The CBA also provides full salaries while players are on maternity leave, enhanced family benefits, travel standards and other health and wellness improvements.

WHO PLAYS THERE?

More than a dozen WNBA players were playing in Russia and Ukraine this winter, including league MVP Jones and Courtney Vandersloot and Allie Quigley of the champion Chicago Sky. The WNBA confirmed Saturday that all players besides Griner had left both countries.

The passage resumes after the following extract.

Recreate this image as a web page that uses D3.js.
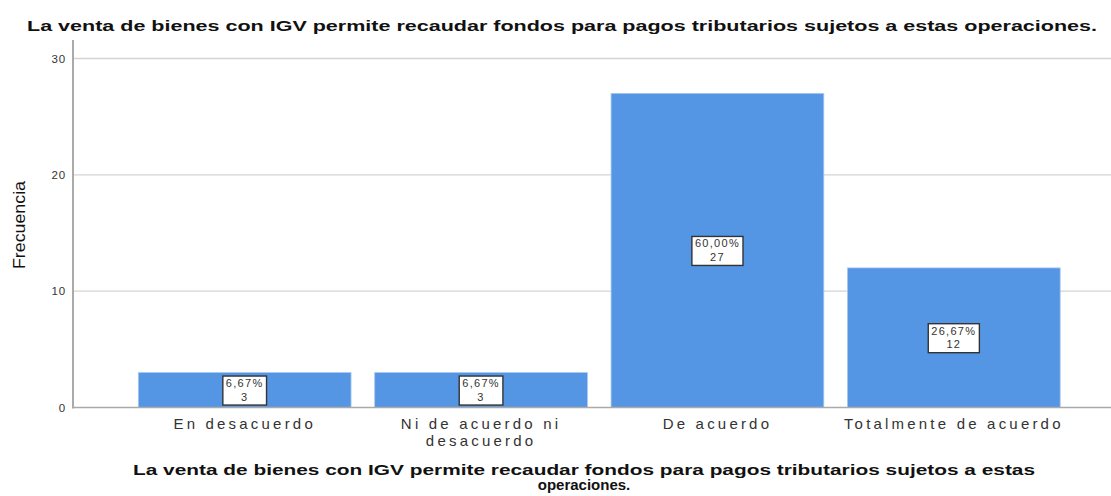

Almost half of the WNBA’s 144 players were overseas this offseason, although stars Candace Parker, Bird, Chiney Ogwumike and Chelsea Gray opted to stay stateside.

WILL THIS LAST?

From purely a basketball stand point, the CBA will make it more difficult for WNBA players to compete overseas in the future. Beginning in 2023, there will be new WNBA prioritization rules that will be enforced by the league. Any player with more than three years of service who arrives late to training camp will be fined at a rate of 1% of base salary per day late. In addition, any player who does not arrive before the first day of the regular season will be ineligible to play at all that season. In 2024 and thereafter, any player who does not arrive before the first day of training camp (or, with respect to unsigned players, finish playing overseas) will be ineligible to play for the entire season.

The WNBA typically begins training camp in late April and the regular season starts in early May. Some foreign leagues don’t end before those dates.